Most of the people fishing got their boats working cleaning up the spill. Cordova suddenly went from a fishing community to an oil spill cleanup community. Andrew got a job flying over the cleanup area and counting the boats cleaning up to audit what Exxon was saying in terms of how many boats were cleaning up. Andrew got paid very handsomely for that and got to fight with the COast Guard. They were very obstructive trying to keep them out. The senior levels of the coast guard are in the merchant marine/navy/military sphere so it’s a culture. Exxon was very powerful and could co-opt a government agency. There’s a revolving door between the Coast Guard monitoring the oil industries and then going to work for them.


Why did Andrew stay in Cordova? His wife said after it had been raining for 3 straight weeks that she felt like a fly in a teacup and couldn’t leave. Then Andrew got a job with decent accomodations and it stopped raining. Life in Cordova as a pilot was exciting. They got to fly out to the boats on float planes which they didn’t have in Africa. They had 7 airplanes and 12 pilots when he managed that taxi company. It was dangerous and difficult with huge tidal swings and weather and boats and crowded tidal sloughs. It was beautiful and you never have a boring day. He still finds himself in places he’s never been before after a lifetime of flying here.


In Africa in the desert is was blazing hot day after day. In Alaska when he arrived it was wintery and in a few weeks it was beautiful. The woods are full of life and the birds are out and it’s non-stop activity. Very dynamic.


The people who come to Cordova are those who want to get off the beaten path.


The boat the Celtic Cross is a Tuna Trawler than fished between Honolulu and Midway. It was seized by the US Government during a drug bust. It was then used as a sting boat and filled with cameras. It was kept in San Diego mostly and kept in good condition. Andrew bought it in Seattle and converted it into a Seiner and designed the rigging and hydraulics for three-manning. At that time capacity was everything 8 years ago. He was looking for a cheap way to pack lots and lots of fish. It’s not quite so important anymore, but it’s still an advantage. He also wanted a boat that was nice to live on and nice to fish so he took a lot of effort making it comfortable and setting it up for crew to come back. There’s a shower in the focsle - no one sleeps there - everyone sleeps in a real room.

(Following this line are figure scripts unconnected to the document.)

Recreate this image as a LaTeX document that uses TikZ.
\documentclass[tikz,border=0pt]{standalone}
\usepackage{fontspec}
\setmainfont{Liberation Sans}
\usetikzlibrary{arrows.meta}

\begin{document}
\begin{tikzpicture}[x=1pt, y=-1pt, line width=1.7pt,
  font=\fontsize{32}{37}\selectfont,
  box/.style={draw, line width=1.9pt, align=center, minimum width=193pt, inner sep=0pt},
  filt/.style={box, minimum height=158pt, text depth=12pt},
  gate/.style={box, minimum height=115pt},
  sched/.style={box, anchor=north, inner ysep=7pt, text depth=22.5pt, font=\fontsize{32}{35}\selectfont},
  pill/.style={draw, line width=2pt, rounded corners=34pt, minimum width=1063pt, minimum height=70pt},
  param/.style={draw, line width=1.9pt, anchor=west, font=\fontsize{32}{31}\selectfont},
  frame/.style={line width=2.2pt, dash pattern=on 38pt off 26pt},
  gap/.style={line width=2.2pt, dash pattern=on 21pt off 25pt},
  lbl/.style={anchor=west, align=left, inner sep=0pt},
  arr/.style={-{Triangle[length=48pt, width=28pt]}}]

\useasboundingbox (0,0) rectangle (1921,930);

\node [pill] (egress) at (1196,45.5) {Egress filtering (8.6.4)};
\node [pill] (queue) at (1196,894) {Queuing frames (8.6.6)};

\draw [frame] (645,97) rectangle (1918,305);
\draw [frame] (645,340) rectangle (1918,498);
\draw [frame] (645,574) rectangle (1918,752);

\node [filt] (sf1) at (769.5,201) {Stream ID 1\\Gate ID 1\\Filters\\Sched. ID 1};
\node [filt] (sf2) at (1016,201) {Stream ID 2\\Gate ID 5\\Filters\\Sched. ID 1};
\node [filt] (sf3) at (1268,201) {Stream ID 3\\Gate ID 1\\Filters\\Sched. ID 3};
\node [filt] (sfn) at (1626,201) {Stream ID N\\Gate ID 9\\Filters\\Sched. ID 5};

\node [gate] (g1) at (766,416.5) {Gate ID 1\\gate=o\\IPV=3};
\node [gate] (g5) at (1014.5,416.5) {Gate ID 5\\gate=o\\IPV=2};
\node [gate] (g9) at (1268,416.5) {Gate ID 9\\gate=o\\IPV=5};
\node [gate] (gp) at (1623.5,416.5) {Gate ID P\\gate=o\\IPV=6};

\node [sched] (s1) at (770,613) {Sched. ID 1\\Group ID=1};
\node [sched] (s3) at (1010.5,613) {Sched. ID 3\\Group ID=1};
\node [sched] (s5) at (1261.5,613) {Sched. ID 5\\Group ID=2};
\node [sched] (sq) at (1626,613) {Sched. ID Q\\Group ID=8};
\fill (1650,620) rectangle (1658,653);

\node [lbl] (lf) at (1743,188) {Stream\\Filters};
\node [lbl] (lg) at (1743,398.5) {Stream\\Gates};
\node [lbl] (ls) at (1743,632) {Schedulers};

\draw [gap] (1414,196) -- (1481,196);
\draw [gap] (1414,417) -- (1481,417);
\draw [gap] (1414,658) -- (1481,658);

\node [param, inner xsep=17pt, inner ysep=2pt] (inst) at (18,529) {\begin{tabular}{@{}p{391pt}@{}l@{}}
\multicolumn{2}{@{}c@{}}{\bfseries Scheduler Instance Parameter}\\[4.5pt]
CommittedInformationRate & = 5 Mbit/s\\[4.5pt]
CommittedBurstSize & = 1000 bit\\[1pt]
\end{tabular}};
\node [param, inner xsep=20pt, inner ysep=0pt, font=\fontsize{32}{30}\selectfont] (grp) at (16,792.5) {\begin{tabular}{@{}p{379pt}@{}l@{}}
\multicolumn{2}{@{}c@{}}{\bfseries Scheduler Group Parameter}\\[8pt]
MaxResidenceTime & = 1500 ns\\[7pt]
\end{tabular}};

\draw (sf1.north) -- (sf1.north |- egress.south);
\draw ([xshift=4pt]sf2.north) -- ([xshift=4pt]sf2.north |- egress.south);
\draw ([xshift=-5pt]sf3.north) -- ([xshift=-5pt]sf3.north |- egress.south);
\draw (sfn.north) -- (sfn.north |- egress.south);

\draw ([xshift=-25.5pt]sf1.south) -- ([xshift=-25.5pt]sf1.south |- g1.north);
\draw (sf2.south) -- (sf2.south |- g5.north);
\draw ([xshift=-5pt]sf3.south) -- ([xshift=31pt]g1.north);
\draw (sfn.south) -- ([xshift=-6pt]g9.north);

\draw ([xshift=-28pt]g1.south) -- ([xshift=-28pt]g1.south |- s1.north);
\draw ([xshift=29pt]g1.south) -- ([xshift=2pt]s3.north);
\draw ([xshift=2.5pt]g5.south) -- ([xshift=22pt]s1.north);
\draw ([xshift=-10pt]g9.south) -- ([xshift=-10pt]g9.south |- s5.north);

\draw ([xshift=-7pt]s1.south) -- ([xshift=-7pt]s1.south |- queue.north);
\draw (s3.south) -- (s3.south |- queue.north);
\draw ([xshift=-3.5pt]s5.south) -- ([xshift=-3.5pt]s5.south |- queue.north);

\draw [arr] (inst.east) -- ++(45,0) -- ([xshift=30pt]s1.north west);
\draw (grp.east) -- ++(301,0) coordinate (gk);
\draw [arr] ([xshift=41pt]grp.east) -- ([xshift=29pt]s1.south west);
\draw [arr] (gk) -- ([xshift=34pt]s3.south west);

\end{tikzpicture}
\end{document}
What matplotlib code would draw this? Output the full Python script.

In SOuth Africa Andrew’s wife was part of a student organization that fought hard against the Apartheid government. The student leaders were starting to be murdered and she was rising through the ranks. They left because if they stayed it would’ve been bad. He hired an all-woman crew because in his experience women don’t have to be looked after. Male crew require constant psychological attention. Egos need to be managed. You hire pilots for your air taxi service and men want to fly low and show off their girlfriends.


The seine fishery has had a strong 15 years. Andrew and Michelle are concerned about global warming. The creek by their place was so hot it cooked the fish and then a fungus grew all over. The streams used to be fed by meltwater from the mountains, now they’re fed by rainwater. If it doesn’t rain the streams are empty. The snow melts too fast and doesn’t build up enough.


But in Andrew’s experience the people who commit to the fishery do well over the long-term. Those who are opportunistic and jump in and out tend to not do well. You have to be able to set money aside on big years and control your costs.


The fishing season is 2 ½ months and it costs about $100k to run the boat for that time. Michelle says she noticed they both put safety first then fun then finding fish then money. What they noticed over time is people who put money first and think they will get rich quick or acquire enormous debt can’t have fun. They are so intent on making it they will actually miss fishing opportunities and blow sets and make bad choices. Stress also leads to mistreating crew and people don’t come back and it whittles away at their effectiveness.